- _Your goal_: Go through the material and write it all out exactly, minus the pictures.

[Begin]

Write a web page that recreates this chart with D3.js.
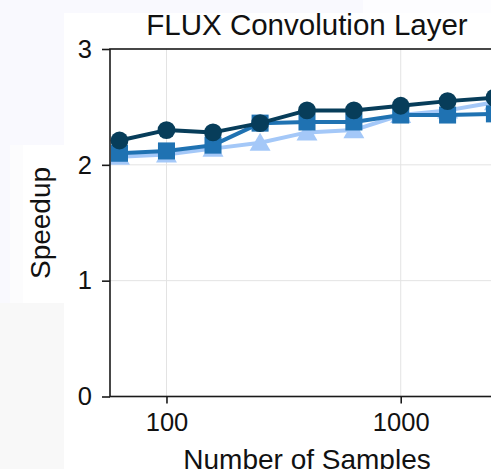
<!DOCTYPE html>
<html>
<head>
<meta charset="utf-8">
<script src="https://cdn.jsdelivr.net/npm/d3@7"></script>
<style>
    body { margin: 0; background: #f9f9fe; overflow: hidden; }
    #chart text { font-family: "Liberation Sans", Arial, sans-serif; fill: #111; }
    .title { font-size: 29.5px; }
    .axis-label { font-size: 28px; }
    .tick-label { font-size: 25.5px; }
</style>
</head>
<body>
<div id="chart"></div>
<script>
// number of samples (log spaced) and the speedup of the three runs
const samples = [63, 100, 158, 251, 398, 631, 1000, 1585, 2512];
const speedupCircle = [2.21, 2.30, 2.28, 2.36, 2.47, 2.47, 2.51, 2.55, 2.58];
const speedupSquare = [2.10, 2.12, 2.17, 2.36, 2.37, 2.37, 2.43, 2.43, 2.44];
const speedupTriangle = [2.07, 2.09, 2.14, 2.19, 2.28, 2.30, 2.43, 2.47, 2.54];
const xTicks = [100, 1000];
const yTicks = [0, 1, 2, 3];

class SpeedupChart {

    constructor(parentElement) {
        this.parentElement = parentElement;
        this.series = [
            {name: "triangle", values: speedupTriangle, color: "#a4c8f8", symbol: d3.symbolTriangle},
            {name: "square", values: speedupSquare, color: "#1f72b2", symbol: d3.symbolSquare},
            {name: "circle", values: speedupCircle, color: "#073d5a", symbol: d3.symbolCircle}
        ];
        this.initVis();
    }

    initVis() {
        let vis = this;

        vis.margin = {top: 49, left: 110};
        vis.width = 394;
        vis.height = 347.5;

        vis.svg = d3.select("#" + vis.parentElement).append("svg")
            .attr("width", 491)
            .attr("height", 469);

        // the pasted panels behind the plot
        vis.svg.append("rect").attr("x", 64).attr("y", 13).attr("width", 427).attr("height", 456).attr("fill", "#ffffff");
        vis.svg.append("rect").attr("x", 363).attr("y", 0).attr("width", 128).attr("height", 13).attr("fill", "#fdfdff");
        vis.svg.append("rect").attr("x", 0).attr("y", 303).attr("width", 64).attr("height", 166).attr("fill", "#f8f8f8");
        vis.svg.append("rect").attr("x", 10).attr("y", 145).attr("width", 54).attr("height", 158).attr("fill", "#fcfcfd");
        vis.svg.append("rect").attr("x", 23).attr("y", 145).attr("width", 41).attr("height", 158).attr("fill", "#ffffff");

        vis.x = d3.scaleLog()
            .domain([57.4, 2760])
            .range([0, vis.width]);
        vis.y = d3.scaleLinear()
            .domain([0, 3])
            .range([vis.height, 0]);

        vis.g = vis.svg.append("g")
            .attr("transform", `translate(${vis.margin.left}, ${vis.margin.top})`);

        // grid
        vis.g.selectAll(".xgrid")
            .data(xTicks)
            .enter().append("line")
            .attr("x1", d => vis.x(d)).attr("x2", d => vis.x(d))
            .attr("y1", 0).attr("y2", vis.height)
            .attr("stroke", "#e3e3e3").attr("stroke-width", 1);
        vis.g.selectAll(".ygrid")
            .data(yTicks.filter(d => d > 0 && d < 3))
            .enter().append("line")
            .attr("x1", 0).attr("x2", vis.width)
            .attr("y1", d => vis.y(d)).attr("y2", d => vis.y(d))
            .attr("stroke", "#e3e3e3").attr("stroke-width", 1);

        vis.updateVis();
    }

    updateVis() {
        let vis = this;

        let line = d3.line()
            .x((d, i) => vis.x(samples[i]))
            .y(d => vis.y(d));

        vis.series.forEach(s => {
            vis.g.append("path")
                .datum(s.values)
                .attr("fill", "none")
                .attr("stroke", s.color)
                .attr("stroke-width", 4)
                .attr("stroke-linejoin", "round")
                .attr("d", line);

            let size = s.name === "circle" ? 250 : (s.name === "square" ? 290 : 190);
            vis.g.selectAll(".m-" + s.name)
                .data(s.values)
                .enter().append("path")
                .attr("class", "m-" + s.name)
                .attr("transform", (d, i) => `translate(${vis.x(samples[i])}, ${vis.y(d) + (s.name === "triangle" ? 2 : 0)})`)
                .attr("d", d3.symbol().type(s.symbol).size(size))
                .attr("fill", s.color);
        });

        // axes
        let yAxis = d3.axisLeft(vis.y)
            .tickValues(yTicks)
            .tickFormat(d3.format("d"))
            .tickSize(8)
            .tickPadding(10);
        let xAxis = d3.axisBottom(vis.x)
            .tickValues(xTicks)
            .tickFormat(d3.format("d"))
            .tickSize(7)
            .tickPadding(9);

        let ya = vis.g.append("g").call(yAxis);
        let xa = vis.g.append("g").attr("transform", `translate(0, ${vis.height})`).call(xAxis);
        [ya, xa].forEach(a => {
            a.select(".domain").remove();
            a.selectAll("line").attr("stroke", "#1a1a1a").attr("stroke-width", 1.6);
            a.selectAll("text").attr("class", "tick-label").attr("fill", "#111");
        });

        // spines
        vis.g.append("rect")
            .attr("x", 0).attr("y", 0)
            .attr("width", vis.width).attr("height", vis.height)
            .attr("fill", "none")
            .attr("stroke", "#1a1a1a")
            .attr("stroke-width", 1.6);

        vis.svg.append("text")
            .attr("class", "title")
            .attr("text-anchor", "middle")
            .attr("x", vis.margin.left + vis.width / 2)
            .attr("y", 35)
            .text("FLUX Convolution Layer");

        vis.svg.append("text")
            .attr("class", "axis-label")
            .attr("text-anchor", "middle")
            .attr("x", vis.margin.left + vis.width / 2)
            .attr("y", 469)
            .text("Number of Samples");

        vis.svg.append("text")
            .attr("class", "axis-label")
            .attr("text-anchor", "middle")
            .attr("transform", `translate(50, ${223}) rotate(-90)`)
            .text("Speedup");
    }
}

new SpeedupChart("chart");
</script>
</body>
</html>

[End]

- _Problem solution_:
Write a web page that recreates this chart with D3.js.
<!DOCTYPE html>
<html>
<head>
<meta charset="utf-8">
<script src="https://cdn.jsdelivr.net/npm/d3@7"></script>
<style>
    body { margin: 0; background: #f9f9fe; overflow: hidden; }
    #chart text { font-family: "Liberation Sans", Arial, sans-serif; fill: #111; }
    .title { font-size: 29.5px; }
    .axis-label { font-size: 28px; }
    .tick-label { font-size: 25.5px; }
</style>
</head>
<body>
<div id="chart"></div>
<script>
// number of samples (log spaced) and the speedup of the three runs
const samples = [63, 100, 158, 251, 398, 631, 1000, 1585, 2512];
const speedupCircle = [2.21, 2.30, 2.28, 2.36, 2.47, 2.47, 2.51, 2.55, 2.58];
const speedupSquare = [2.10, 2.12, 2.17, 2.36, 2.37, 2.37, 2.43, 2.43, 2.44];
const speedupTriangle = [2.07, 2.09, 2.14, 2.19, 2.28, 2.30, 2.43, 2.47, 2.54];
const xTicks = [100, 1000];
const yTicks = [0, 1, 2, 3];

class SpeedupChart {

    constructor(parentElement) {
        this.parentElement = parentElement;
        this.series = [
            {name: "triangle", values: speedupTriangle, color: "#a4c8f8", symbol: d3.symbolTriangle},
            {name: "square", values: speedupSquare, color: "#1f72b2", symbol: d3.symbolSquare},
            {name: "circle", values: speedupCircle, color: "#073d5a", symbol: d3.symbolCircle}
        ];
        this.initVis();
    }

    initVis() {
        let vis = this;

        vis.margin = {top: 49, left: 110};
        vis.width = 394;
        vis.height = 347.5;

        vis.svg = d3.select("#" + vis.parentElement).append("svg")
            .attr("width", 491)
            .attr("height", 469);

        // the pasted panels behind the plot
        vis.svg.append("rect").attr("x", 64).attr("y", 13).attr("width", 427).attr("height", 456).attr("fill", "#ffffff");
        vis.svg.append("rect").attr("x", 363).attr("y", 0).attr("width", 128).attr("height", 13).attr("fill", "#fdfdff");
        vis.svg.append("rect").attr("x", 0).attr("y", 303).attr("width", 64).attr("height", 166).attr("fill", "#f8f8f8");
        vis.svg.append("rect").attr("x", 10).attr("y", 145).attr("width", 54).attr("height", 158).attr("fill", "#fcfcfd");
        vis.svg.append("rect").attr("x", 23).attr("y", 145).attr("width", 41).attr("height", 158).attr("fill", "#ffffff");

        vis.x = d3.scaleLog()
            .domain([57.4, 2760])
            .range([0, vis.width]);
        vis.y = d3.scaleLinear()
            .domain([0, 3])
            .range([vis.height, 0]);

        vis.g = vis.svg.append("g")
            .attr("transform", `translate(${vis.margin.left}, ${vis.margin.top})`);

        // grid
        vis.g.selectAll(".xgrid")
            .data(xTicks)
            .enter().append("line")
            .attr("x1", d => vis.x(d)).attr("x2", d => vis.x(d))
            .attr("y1", 0).attr("y2", vis.height)
            .attr("stroke", "#e3e3e3").attr("stroke-width", 1);
        vis.g.selectAll(".ygrid")
            .data(yTicks.filter(d => d > 0 && d < 3))
            .enter().append("line")
            .attr("x1", 0).attr("x2", vis.width)
            .attr("y1", d => vis.y(d)).attr("y2", d => vis.y(d))
            .attr("stroke", "#e3e3e3").attr("stroke-width", 1);

        vis.updateVis();
    }

    updateVis() {
        let vis = this;

        let line = d3.line()
            .x((d, i) => vis.x(samples[i]))
            .y(d => vis.y(d));

        vis.series.forEach(s => {
            vis.g.append("path")
                .datum(s.values)
                .attr("fill", "none")
                .attr("stroke", s.color)
                .attr("stroke-width", 4)
                .attr("stroke-linejoin", "round")
                .attr("d", line);

            let size = s.name === "circle" ? 250 : (s.name === "square" ? 290 : 190);
            vis.g.selectAll(".m-" + s.name)
                .data(s.values)
                .enter().append("path")
                .attr("class", "m-" + s.name)
                .attr("transform", (d, i) => `translate(${vis.x(samples[i])}, ${vis.y(d) + (s.name === "triangle" ? 2 : 0)})`)
                .attr("d", d3.symbol().type(s.symbol).size(size))
                .attr("fill", s.color);
        });

        // axes
        let yAxis = d3.axisLeft(vis.y)
            .tickValues(yTicks)
            .tickFormat(d3.format("d"))
            .tickSize(8)
            .tickPadding(10);
        let xAxis = d3.axisBottom(vis.x)
            .tickValues(xTicks)
            .tickFormat(d3.format("d"))
            .tickSize(7)
            .tickPadding(9);

        let ya = vis.g.append("g").call(yAxis);
        let xa = vis.g.append("g").attr("transform", `translate(0, ${vis.height})`).call(xAxis);
        [ya, xa].forEach(a => {
            a.select(".domain").remove();
            a.selectAll("line").attr("stroke", "#1a1a1a").attr("stroke-width", 1.6);
            a.selectAll("text").attr("class", "tick-label").attr("fill", "#111");
        });

        // spines
        vis.g.append("rect")
            .attr("x", 0).attr("y", 0)
            .attr("width", vis.width).attr("height", vis.height)
            .attr("fill", "none")
            .attr("stroke", "#1a1a1a")
            .attr("stroke-width", 1.6);

        vis.svg.append("text")
            .attr("class", "title")
            .attr("text-anchor", "middle")
            .attr("x", vis.margin.left + vis.width / 2)
            .attr("y", 35)
            .text("FLUX Convolution Layer");

        vis.svg.append("text")
            .attr("class", "axis-label")
            .attr("text-anchor", "middle")
            .attr("x", vis.margin.left + vis.width / 2)
            .attr("y", 469)
            .text("Number of Samples");

        vis.svg.append("text")
            .attr("class", "axis-label")
            .attr("text-anchor", "middle")
            .attr("transform", `translate(50, ${223}) rotate(-90)`)
            .text("Speedup");
    }
}

new SpeedupChart("chart");
</script>
</body>
</html>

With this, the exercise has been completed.